The work at Halley 6 is progressing and we are told that everything is on schedule! Its hard to tell as much of the M & E (mechanical and electrical) happens under the floor or above ceiling height so we just hope none of it leaks when its all tested. As I’m in logistics this year I’ve been flitting from job to job; a typical day has been:
- Preparing boards for flooring,
- Helping the electricians pull cables through the undercroft,
- Cleaning and moving site toilets,
- Unpacking cargo from the latest plane to land.
At least all the varied jobs makes the days fly by and in no time at all it’s Saturday again. Time for a relax and a ski round the Base perimeter. I’ve been using my touring boots that were such a disaster last year to try and hone the fit….. I think (hope) that I’ve got them sorted!!!

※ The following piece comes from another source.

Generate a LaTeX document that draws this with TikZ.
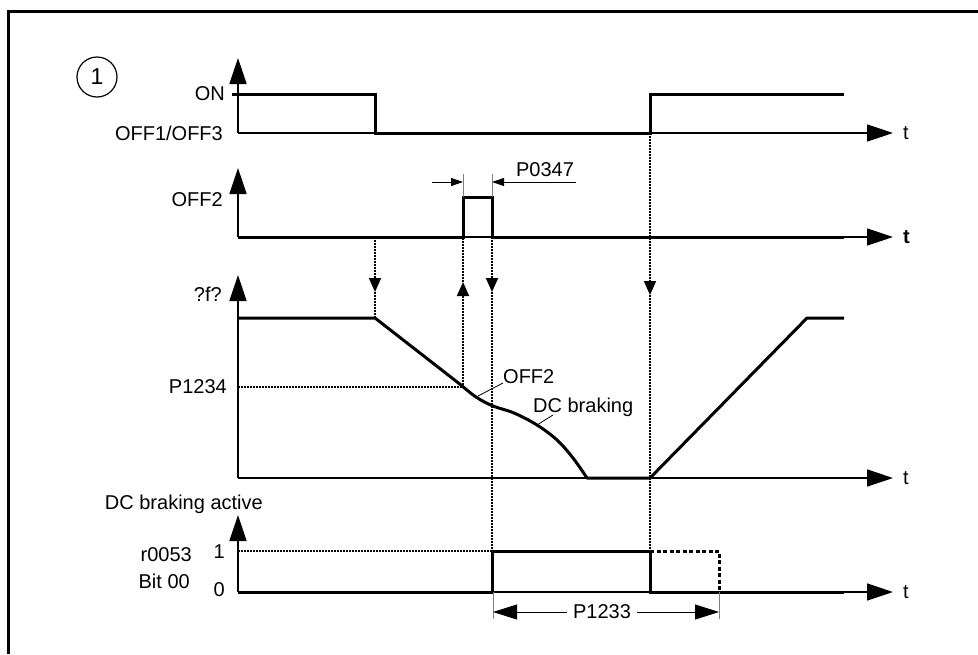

One more issue to deal with is that we are running short of food. (and more desperate: chocolate!!!) The BAS staff have already raided the emergency store for meat and sugar and as the RRS Shackleton is 2 weeks late after a fire and refit, it is not due until 31st December. At least there’s a lot of porridge!
The highlight of this week was on Thursday when we got up early (5am) for a partial eclipse of the sun. It did dim the light a little and is probably the darkest it will get until mid February next year. The picture shows it much darker than it actually was, but that was through 4 sets of sunglass lenses!!
Midweek we went back to working our usual hours finishing at 6.15, although we still haven’t quite caught up with the schedule after the early team were stuck on Union Glacier for 2 weeks. Their adventures can be seen on You Tube (Google “Kirk Watson” and the film blog will be the top hit). It has some great footage of the Ilyushan plane taking off and landing.
The living accommodation has been extended and we now have a larger dining area and games room with table tennis, table football and a small gym. All week I’ve been involved with moving all the materials into a cargo line, itemising and measuring exactly where it is incase it gets buried. Then we dig it out. When the M&E (mechanical and electrical) guys need stuff we pick it off the line and ferry it to them.
The perimeter is nearly finished (marked and flagged) so its skiing tomorrow after work…
Well, after quite a few hours travelling, I finally arrived at Halley at 9am last Wednesday. Unfortunately, that was only one day after the team who had left 3 weeks earlier to set up the Base and living accommodation, so its been all hands to the pump, working late, just to get the site ready for action. The other team came in via South America, and got held up with bad weather at Patriot Hills, whereas we had the easier route via Cape Town. We had a couple of days there, seeing a few sights, getting our kit and attending safety briefings for the flight on the Russian cargo plane. It was pretty basic… Flags to hide the internal workings of the plane and a portaloo at the back. It was baking hot on the plane, but ½ an hour prior to landing we all had to get our Antarctic clothes on for landing at the Russian Base (Novo). We all melted a little bit more, but there’s always a silver lining, and being fairly dehydrated meant I didn’t need to visit the smallest room on the plane.
We were hoping for a look around at Novo, but as we landed on the ice, our next flight was waiting; a mere 20 minutes and we were off again on a Basla to Halley. Since then its been non-stop trying to catch up the time lost by the other team, but once again, nobody really minds… being down here is what really matters.
On the downside, communications is worse than last year: a small iridium dish (128 meg) but I’ll do my best to keep you posted.